Francis Bacon, padre del empirismo inglés, al abrirse una nueva época de descubrimientos, establecerá una correlación entre ciencia y praxis, desplazando así la fe, de modo que la esperanza queda cifrada en el progreso. Este consistirá en el dominio de la razón y se verá como camino a la libertad perfecta. Razón y libertad parecerían garantizar, de por sí, la bondad. La revolución está engendrada. Primero será la Revolución francesa y la Ilustración, que abundará en las mismas ideas de razón y libertad. Kant escribió una frase mortal para la vida teologal: "El paso gradual de la fe eclesiástica (entiéndase la se adhiere a la Revelación conocida en la Iglesia) al dominio exclusivo de la pura fe religiosa (entiéndase aquella adquirida sólo por la razón) constituye el acercamiento al reino de Dios". Estamos en la revolución burguesa.

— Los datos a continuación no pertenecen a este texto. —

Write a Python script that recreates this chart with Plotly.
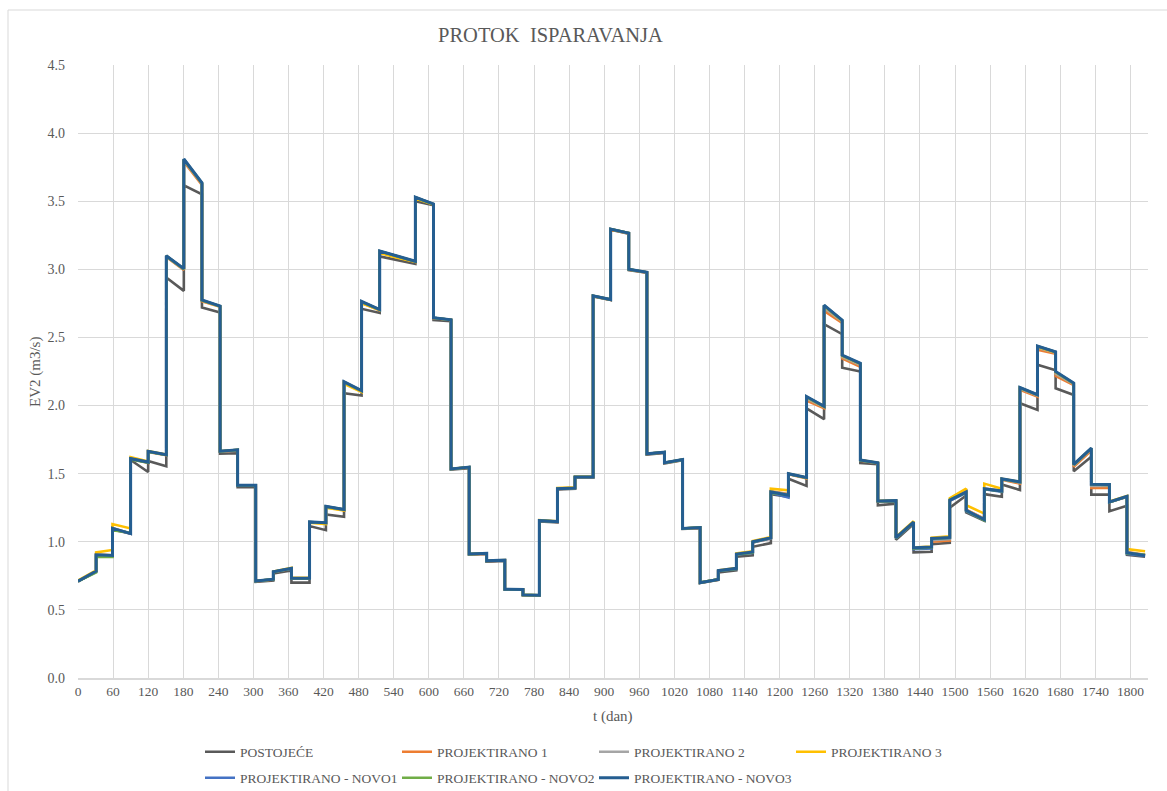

Pero el rápido desarrollo técnico e industrial comportará un problema para la antedicha revolución: la aparición de una clase trabajadora oprimida, el proletariado. En 1845, Engels afirmará la necesidad de una convulsión, el abatimiento de la sociedad burguesa. Hacía falta, dijo, un proceso revolucionario, cuya llamada recoge Marx con vigor de lenguaje y pensamiento. Al desaparecer la verdad del más allá, el cielo se transforma en la crítica de la tierra, de la teología, de la política. Llegará la Revolución rusa y la dictadura del proletariado que había de dar paso a la sociedad sin clases, al paraíso en la tierra. Pero Marx no dijo cómo se daría este paso, y no llegó el paraíso terrenal. Su error capital es el materialismo, la consideración mecanicista del hombre, del que, entre otras cosas, ha ignorado su libertad. Se pudo ver -aunque el mundo occidental padece lo mismo, si bien de otro modo- que el hombre no es sólo economía.

La razón, la libertad, el progreso son unos grandes temas que la Iglesia ama, pero sin la ignorancia ingenua de que, sabiendo que abren grandes espacios al bien, también los abren al mal. No vale sencillamente el progreso que va de la honda a la superbomba, escribe el Papa. El hombre necesita a Dios para que razón y libertad y progreso tengan sentido y aporten esperanza. Si la razón y, consiguientemente, la libertad no sirven al progreso moral de la humanidad, por su apertura a las fuerzas salvadoras de la fe, quedan en una ambigüedad que no discierne el bien del mal. Esperando en Dios, también camina el mundo. Sin Dios y sin esperanza, "¿acaso no hemos tenido la oportunidad de comprobar de nuevo, precisamente en el momento de la historia actual, que allí donde las almas se hacen salvajes no se puede lograr ninguna estructuración positiva del mundo?".